Written request
Leaving out every picture, copy the lines of the data exactly, from the first through the line containing "from matplotlib.lines import Line2D".
::::
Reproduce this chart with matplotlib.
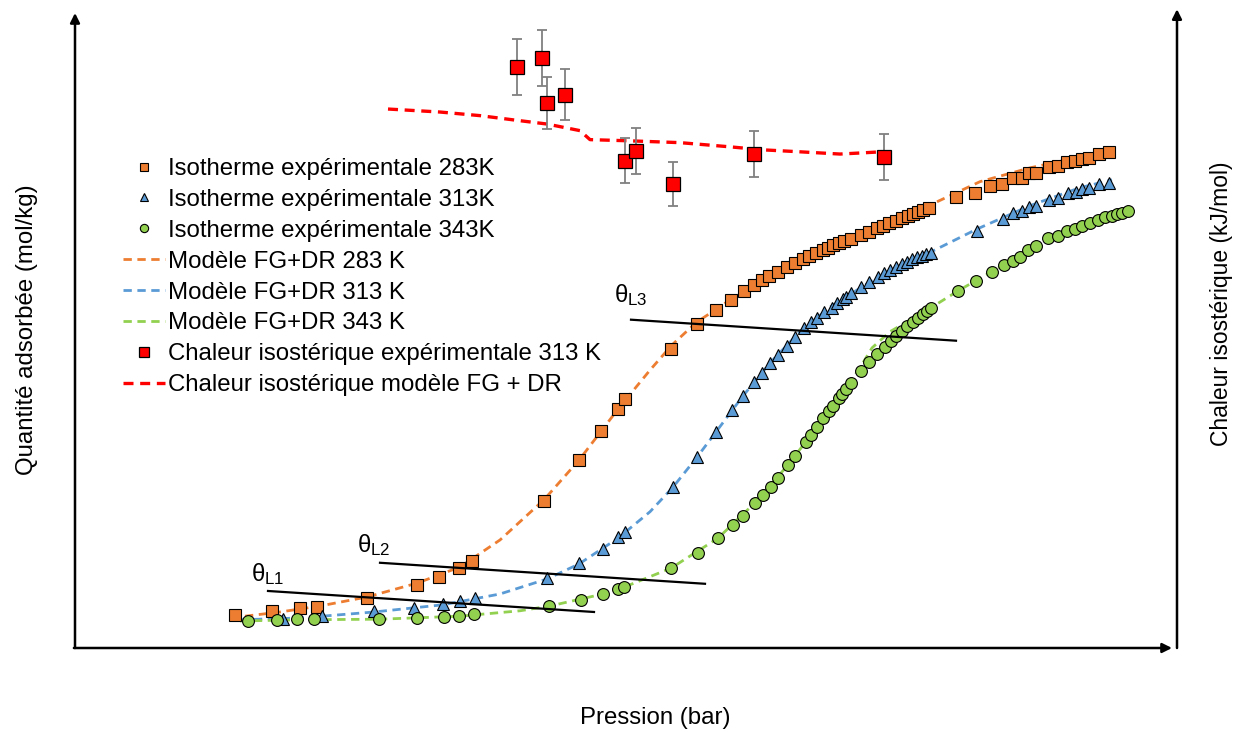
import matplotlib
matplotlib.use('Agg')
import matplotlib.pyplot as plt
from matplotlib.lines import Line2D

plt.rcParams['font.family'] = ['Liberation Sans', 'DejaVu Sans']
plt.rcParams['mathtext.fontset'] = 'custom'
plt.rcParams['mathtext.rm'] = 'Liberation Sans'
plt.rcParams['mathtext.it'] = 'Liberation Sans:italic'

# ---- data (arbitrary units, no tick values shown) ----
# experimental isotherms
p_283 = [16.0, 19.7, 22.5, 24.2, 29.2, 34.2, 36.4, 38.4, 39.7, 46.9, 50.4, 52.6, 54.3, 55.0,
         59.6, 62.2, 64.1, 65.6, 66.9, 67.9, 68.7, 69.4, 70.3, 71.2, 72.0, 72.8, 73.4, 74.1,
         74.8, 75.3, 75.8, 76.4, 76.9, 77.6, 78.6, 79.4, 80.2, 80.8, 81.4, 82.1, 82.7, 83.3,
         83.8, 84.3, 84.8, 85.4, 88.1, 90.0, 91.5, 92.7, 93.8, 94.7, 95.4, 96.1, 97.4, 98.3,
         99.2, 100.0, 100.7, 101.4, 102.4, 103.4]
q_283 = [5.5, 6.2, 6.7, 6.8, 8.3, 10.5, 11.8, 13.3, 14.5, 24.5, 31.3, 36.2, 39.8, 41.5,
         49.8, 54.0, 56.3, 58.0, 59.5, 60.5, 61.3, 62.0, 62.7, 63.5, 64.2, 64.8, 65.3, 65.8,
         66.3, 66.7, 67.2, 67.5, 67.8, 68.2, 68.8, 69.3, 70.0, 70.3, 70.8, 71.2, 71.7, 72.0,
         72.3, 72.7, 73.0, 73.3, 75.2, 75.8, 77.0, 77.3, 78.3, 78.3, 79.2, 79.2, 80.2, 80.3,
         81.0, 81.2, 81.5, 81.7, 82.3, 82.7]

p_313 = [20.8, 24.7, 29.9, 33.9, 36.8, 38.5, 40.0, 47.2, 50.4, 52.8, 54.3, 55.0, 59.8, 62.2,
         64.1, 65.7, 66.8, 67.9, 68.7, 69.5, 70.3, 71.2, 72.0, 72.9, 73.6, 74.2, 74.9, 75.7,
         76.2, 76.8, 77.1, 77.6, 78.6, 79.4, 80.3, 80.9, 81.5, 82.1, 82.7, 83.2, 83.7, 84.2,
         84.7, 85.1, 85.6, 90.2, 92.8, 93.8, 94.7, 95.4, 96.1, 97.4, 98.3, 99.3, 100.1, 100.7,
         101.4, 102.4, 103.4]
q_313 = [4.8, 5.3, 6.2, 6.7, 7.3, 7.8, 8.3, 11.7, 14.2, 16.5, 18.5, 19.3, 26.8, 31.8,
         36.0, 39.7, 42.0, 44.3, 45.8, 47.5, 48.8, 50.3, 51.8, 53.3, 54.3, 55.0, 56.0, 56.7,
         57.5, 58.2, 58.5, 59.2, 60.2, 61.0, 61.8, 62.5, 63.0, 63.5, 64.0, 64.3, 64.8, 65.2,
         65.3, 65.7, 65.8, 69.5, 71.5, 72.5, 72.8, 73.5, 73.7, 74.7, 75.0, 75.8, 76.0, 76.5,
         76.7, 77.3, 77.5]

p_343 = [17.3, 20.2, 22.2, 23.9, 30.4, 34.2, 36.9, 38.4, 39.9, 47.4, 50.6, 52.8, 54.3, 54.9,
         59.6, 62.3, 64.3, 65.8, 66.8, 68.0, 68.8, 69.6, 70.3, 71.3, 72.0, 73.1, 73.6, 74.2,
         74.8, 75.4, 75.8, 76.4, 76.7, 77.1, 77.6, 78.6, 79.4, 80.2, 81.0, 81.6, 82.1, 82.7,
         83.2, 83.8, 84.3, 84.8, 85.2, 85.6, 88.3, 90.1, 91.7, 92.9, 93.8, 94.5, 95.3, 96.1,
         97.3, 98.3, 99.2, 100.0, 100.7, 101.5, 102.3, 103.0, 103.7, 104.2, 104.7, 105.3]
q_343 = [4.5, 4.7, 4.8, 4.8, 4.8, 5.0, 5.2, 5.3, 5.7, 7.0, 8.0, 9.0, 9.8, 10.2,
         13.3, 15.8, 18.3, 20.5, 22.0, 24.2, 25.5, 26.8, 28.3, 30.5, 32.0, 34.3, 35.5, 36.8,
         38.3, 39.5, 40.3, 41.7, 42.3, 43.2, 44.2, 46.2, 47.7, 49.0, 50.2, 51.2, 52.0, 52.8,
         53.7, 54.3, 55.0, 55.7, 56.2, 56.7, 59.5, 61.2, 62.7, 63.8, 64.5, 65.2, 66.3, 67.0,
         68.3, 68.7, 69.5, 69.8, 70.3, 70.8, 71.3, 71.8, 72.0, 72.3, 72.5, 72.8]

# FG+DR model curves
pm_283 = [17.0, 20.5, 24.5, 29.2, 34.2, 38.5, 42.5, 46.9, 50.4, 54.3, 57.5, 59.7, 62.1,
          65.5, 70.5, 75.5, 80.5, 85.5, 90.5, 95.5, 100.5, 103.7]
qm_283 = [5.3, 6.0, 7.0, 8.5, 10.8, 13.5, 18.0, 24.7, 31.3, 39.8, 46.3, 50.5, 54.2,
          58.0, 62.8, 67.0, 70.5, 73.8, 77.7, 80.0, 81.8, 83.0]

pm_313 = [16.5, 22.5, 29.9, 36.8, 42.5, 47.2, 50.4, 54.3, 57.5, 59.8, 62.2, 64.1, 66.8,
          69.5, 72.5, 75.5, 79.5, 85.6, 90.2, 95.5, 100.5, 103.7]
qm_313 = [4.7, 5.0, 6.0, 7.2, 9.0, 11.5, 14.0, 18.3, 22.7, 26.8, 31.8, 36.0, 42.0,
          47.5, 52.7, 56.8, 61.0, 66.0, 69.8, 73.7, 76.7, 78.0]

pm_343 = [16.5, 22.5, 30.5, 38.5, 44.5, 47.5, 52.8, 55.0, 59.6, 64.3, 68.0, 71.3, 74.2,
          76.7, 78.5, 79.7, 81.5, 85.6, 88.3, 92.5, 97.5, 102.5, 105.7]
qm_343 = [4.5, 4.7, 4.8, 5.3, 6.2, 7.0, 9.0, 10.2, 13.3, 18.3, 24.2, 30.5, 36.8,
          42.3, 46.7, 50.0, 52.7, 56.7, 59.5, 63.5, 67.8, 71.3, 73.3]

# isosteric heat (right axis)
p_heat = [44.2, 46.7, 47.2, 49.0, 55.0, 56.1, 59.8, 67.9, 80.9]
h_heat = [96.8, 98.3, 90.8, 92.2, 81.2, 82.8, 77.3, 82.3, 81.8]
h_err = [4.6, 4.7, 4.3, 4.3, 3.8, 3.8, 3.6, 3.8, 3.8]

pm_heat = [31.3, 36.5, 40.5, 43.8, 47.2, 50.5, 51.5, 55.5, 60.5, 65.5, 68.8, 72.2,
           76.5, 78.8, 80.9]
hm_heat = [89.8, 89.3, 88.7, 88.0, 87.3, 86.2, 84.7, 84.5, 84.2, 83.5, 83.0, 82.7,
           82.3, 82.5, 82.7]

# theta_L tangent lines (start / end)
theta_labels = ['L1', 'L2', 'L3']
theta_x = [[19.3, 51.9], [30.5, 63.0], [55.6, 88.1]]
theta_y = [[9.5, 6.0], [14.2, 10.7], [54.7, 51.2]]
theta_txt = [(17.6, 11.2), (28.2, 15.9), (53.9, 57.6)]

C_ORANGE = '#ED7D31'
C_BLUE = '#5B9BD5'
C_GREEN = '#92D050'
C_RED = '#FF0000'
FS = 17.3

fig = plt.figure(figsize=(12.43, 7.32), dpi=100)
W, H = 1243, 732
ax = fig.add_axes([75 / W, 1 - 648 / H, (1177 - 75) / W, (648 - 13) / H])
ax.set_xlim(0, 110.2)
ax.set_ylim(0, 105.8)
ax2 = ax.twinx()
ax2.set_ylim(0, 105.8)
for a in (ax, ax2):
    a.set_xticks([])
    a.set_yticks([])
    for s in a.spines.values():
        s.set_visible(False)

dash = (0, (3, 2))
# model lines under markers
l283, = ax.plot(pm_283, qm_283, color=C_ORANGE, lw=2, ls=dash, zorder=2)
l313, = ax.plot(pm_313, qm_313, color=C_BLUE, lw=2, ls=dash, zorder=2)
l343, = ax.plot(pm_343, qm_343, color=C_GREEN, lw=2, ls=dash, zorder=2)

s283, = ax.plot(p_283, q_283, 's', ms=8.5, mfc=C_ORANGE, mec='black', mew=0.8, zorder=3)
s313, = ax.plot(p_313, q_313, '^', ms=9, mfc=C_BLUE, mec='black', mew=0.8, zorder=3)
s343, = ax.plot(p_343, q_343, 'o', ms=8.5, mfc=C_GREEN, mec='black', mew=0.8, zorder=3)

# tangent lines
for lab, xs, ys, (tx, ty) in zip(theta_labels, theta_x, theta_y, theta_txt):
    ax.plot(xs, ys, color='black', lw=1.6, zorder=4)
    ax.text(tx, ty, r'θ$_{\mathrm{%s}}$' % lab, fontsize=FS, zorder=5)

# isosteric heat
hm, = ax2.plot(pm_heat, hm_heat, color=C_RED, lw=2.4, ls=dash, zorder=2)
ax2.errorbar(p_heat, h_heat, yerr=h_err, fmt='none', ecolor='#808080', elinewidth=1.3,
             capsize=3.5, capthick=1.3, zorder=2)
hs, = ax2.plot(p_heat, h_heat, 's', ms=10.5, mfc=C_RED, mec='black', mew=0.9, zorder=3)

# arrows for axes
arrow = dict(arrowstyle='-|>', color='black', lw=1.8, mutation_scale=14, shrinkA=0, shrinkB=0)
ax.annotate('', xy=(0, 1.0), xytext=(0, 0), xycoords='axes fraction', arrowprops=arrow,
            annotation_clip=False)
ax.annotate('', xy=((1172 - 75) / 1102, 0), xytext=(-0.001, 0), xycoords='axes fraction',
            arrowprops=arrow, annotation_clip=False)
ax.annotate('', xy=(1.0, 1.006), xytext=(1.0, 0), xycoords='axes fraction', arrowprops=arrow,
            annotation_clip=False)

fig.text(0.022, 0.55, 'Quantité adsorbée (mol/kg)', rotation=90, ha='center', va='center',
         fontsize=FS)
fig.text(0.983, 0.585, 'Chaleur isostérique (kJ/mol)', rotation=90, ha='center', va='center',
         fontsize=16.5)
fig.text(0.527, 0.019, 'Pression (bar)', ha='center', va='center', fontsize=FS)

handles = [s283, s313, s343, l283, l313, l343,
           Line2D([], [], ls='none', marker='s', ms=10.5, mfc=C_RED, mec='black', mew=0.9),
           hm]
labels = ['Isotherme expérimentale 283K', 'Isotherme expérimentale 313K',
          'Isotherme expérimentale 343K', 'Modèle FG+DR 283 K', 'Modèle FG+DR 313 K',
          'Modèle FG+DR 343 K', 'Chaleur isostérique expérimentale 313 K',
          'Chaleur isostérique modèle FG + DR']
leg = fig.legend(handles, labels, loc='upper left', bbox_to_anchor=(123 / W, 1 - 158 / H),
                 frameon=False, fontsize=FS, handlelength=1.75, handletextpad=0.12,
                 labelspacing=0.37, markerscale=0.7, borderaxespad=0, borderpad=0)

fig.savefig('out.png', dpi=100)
::::
Response to the exercise
Reproduce this chart with matplotlib.
import matplotlib
matplotlib.use('Agg')
import matplotlib.pyplot as plt
from matplotlib.lines import Line2D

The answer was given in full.